[start]
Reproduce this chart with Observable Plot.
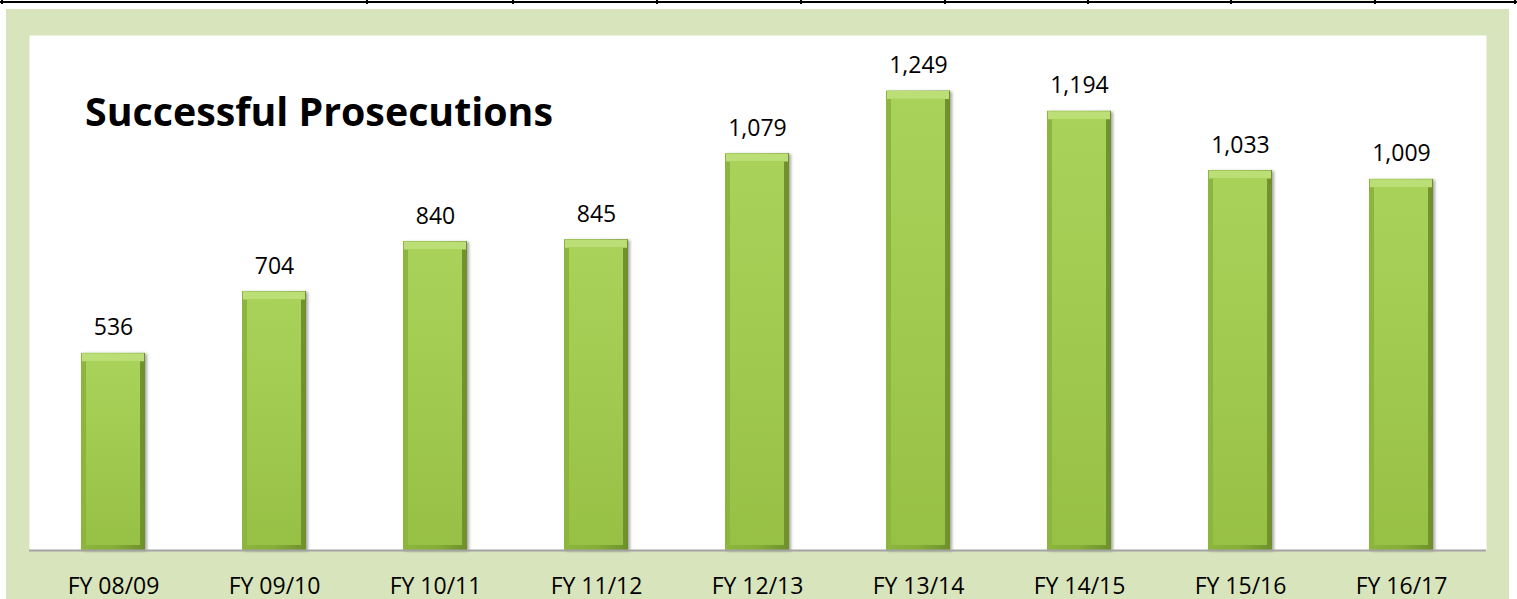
<!DOCTYPE html>
<html>
<head>
<meta charset="utf-8">
<script src="https://cdn.jsdelivr.net/npm/d3@7"></script>
<script src="https://cdn.jsdelivr.net/npm/@observablehq/plot@0.6"></script>
<style>
  html, body { margin: 0; padding: 0; background: #ffffff; }
  body { width: 1517px; height: 599px; position: relative; overflow: hidden; font-family: "Open Sans", sans-serif; }
  .hline { position: absolute; left: 0; width: 1517px; height: 2px; top: 1px; background: #000; }
  .vline { position: absolute; top: 0; width: 2px; height: 4px; background: #000; }
  .cell { position: absolute; top: 0; height: 2px; background: #eef3dd; }
  #panel { position: absolute; left: 6px; top: 9px; width: 1503px; height: 590px; background: #d8e4bc; }
  #title { position: absolute; left: 85px; top: 0; font-weight: 700; color: #000; white-space: nowrap; line-height: 1; }
</style>
</head>
<body>
<div class="cell" style="left:1232px;width:142px"></div>
<div class="hline"></div>
<div id="vlines"></div>
<div id="panel"></div>
<div id="title">Successful Prosecutions</div>
<script>
// ---- data ----
const years = ["FY 08/09", "FY 09/10", "FY 10/11", "FY 11/12", "FY 12/13", "FY 13/14", "FY 14/15", "FY 15/16", "FY 16/17"];
const prosecutions = [536, 704, 840, 845, 1079, 1249, 1194, 1033, 1009];
const titleText = "Successful Prosecutions";

// decorative table-border lines of the cropped page above the chart
const tableLines = [1, 366, 512, 656, 800, 944, 1087, 1230, 1374, 1514];
const vl = document.getElementById("vlines");
for (const x of tableLines) {
  const d = document.createElement("div");
  d.className = "vline";
  d.style.left = x + "px";
  vl.appendChild(d);
}

// title: fit to measured width, baseline at y = 123
const title = document.getElementById("title");
(function fitTitle() {
  const c = document.createElement("canvas").getContext("2d");
  c.font = "700 40px 'Open Sans'";
  const w = c.measureText(titleText).width;
  const size = 40 * 468 / w;
  title.style.fontSize = size.toFixed(2) + "px";
  title.style.top = (123 - size * 0.80) + "px";
})();

const data = years.map((y, i) => ({year: y, value: prosecutions[i]}));

const defs = () => {
  const s = d3.create("svg:defs");
  const side = s.append("linearGradient").attr("id", "sideGrad").attr("x1", 0).attr("x2", 1).attr("y1", 0).attr("y2", 0);
  side.append("stop").attr("offset", "0%").attr("stop-color", "#8cb63c");
  side.append("stop").attr("offset", "50%").attr("stop-color", "#86ae39");
  side.append("stop").attr("offset", "100%").attr("stop-color", "#6e8f2c");
  const face = s.append("linearGradient").attr("id", "faceGrad").attr("x1", 0).attr("x2", 0).attr("y1", 0).attr("y2", 1);
  face.append("stop").attr("offset", "0%").attr("stop-color", "#a9d25a");
  face.append("stop").attr("offset", "100%").attr("stop-color", "#97c145");
  const f = s.append("filter").attr("id", "shadow").attr("x", "-20%").attr("y", "-5%").attr("width", "150%").attr("height", "115%");
  f.append("feDropShadow").attr("dx", 2).attr("dy", 1).attr("stdDeviation", 1.6).attr("flood-color", "#000").attr("flood-opacity", 0.35);
  return s.node();
};

const chart = Plot.plot({
  width: 1503,
  height: 590,
  marginLeft: 23,
  marginRight: 23,
  marginTop: 26,
  marginBottom: 49,
  style: {background: "transparent", fontFamily: "'Open Sans', sans-serif", color: "#000", overflow: "visible"},
  x: {domain: years, paddingInner: 0.6, paddingOuter: 0.3, label: null},
  y: {domain: [0, 1400], axis: null},
  marks: [
    defs,
    Plot.frame({fill: "#ffffff", stroke: null}),
    Plot.barY(data, {x: "year", y: "value", fill: "url(#sideGrad)"}),
    Plot.tickY(data, {x: "year", y: "value", stroke: "#bbdf76", strokeWidth: 8, dy: 4, insetLeft: 1, insetRight: 1}),
    Plot.barY(data, {x: "year", y: "value", fill: "url(#faceGrad)", insetLeft: 5, insetRight: 5, insetTop: 8, insetBottom: 5}),
    Plot.ruleY([0], {stroke: "#a3a3a3", strokeWidth: 2}),
    Plot.text(data, {x: "year", y: "value", text: d => d3.format(",")(d.value), dy: -18, lineAnchor: "bottom", fontSize: 23, fill: "#000"}),
    Plot.axisX({tickSize: 0, tickPadding: 27, fontSize: 23, fill: "#000", label: null})
  ]
});
const panel = document.getElementById("panel");
panel.appendChild(chart);
chart.style.position = "absolute";
chart.style.left = "0px";
chart.style.top = "0px";
const g = chart.querySelectorAll("g[aria-label='bar']")[0];
if (g) g.setAttribute("filter", "url(#shadow)");
</script>
</body>
</html>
[end]
_To do_
Keep the pictures out of the copy and return the rest of the data above exactly.

_Response_
Reproduce this chart with Observable Plot.
<!DOCTYPE html>
<html>
<head>
<meta charset="utf-8">
<script src="https://cdn.jsdelivr.net/npm/d3@7"></script>
<script src="https://cdn.jsdelivr.net/npm/@observablehq/plot@0.6"></script>
<style>
  html, body { margin: 0; padding: 0; background: #ffffff; }
  body { width: 1517px; height: 599px; position: relative; overflow: hidden; font-family: "Open Sans", sans-serif; }
  .hline { position: absolute; left: 0; width: 1517px; height: 2px; top: 1px; background: #000; }
  .vline { position: absolute; top: 0; width: 2px; height: 4px; background: #000; }
  .cell { position: absolute; top: 0; height: 2px; background: #eef3dd; }
  #panel { position: absolute; left: 6px; top: 9px; width: 1503px; height: 590px; background: #d8e4bc; }
  #title { position: absolute; left: 85px; top: 0; font-weight: 700; color: #000; white-space: nowrap; line-height: 1; }
</style>
</head>
<body>
<div class="cell" style="left:1232px;width:142px"></div>
<div class="hline"></div>
<div id="vlines"></div>
<div id="panel"></div>
<div id="title">Successful Prosecutions</div>
<script>
// ---- data ----
const years = ["FY 08/09", "FY 09/10", "FY 10/11", "FY 11/12", "FY 12/13", "FY 13/14", "FY 14/15", "FY 15/16", "FY 16/17"];
const prosecutions = [536, 704, 840, 845, 1079, 1249, 1194, 1033, 1009];
const titleText = "Successful Prosecutions";

// decorative table-border lines of the cropped page above the chart
const tableLines = [1, 366, 512, 656, 800, 944, 1087, 1230, 1374, 1514];
const vl = document.getElementById("vlines");
for (const x of tableLines) {
  const d = document.createElement("div");
  d.className = "vline";
  d.style.left = x + "px";
  vl.appendChild(d);
}

// title: fit to measured width, baseline at y = 123
const title = document.getElementById("title");
(function fitTitle() {
  const c = document.createElement("canvas").getContext("2d");
  c.font = "700 40px 'Open Sans'";
  const w = c.measureText(titleText).width;
  const size = 40 * 468 / w;
  title.style.fontSize = size.toFixed(2) + "px";
  title.style.top = (123 - size * 0.80) + "px";
})();

const data = years.map((y, i) => ({year: y, value: prosecutions[i]}));

const defs = () => {
  const s = d3.create("svg:defs");
  const side = s.append("linearGradient").attr("id", "sideGrad").attr("x1", 0).attr("x2", 1).attr("y1", 0).attr("y2", 0);
  side.append("stop").attr("offset", "0%").attr("stop-color", "#8cb63c");
  side.append("stop").attr("offset", "50%").attr("stop-color", "#86ae39");
  side.append("stop").attr("offset", "100%").attr("stop-color", "#6e8f2c");
  const face = s.append("linearGradient").attr("id", "faceGrad").attr("x1", 0).attr("x2", 0).attr("y1", 0).attr("y2", 1);
  face.append("stop").attr("offset", "0%").attr("stop-color", "#a9d25a");
  face.append("stop").attr("offset", "100%").attr("stop-color", "#97c145");
  const f = s.append("filter").attr("id", "shadow").attr("x", "-20%").attr("y", "-5%").attr("width", "150%").attr("height", "115%");
  f.append("feDropShadow").attr("dx", 2).attr("dy", 1).attr("stdDeviation", 1.6).attr("flood-color", "#000").attr("flood-opacity", 0.35);
  return s.node();
};

const chart = Plot.plot({
  width: 1503,
  height: 590,
  marginLeft: 23,
  marginRight: 23,
  marginTop: 26,
  marginBottom: 49,
  style: {background: "transparent", fontFamily: "'Open Sans', sans-serif", color: "#000", overflow: "visible"},
  x: {domain: years, paddingInner: 0.6, paddingOuter: 0.3, label: null},
  y: {domain: [0, 1400], axis: null},
  marks: [
    defs,
    Plot.frame({fill: "#ffffff", stroke: null}),
    Plot.barY(data, {x: "year", y: "value", fill: "url(#sideGrad)"}),
    Plot.tickY(data, {x: "year", y: "value", stroke: "#bbdf76", strokeWidth: 8, dy: 4, insetLeft: 1, insetRight: 1}),
    Plot.barY(data, {x: "year", y: "value", fill: "url(#faceGrad)", insetLeft: 5, insetRight: 5, insetTop: 8, insetBottom: 5}),
    Plot.ruleY([0], {stroke: "#a3a3a3", strokeWidth: 2}),
    Plot.text(data, {x: "year", y: "value", text: d => d3.format(",")(d.value), dy: -18, lineAnchor: "bottom", fontSize: 23, fill: "#000"}),
    Plot.axisX({tickSize: 0, tickPadding: 27, fontSize: 23, fill: "#000", label: null})
  ]
});
const panel = document.getElementById("panel");
panel.appendChild(chart);
chart.style.position = "absolute";
chart.style.left = "0px";
chart.style.top = "0px";
const g = chart.querySelectorAll("g[aria-label='bar']")[0];
if (g) g.setAttribute("filter", "url(#shadow)");
</script>
</body>
</html>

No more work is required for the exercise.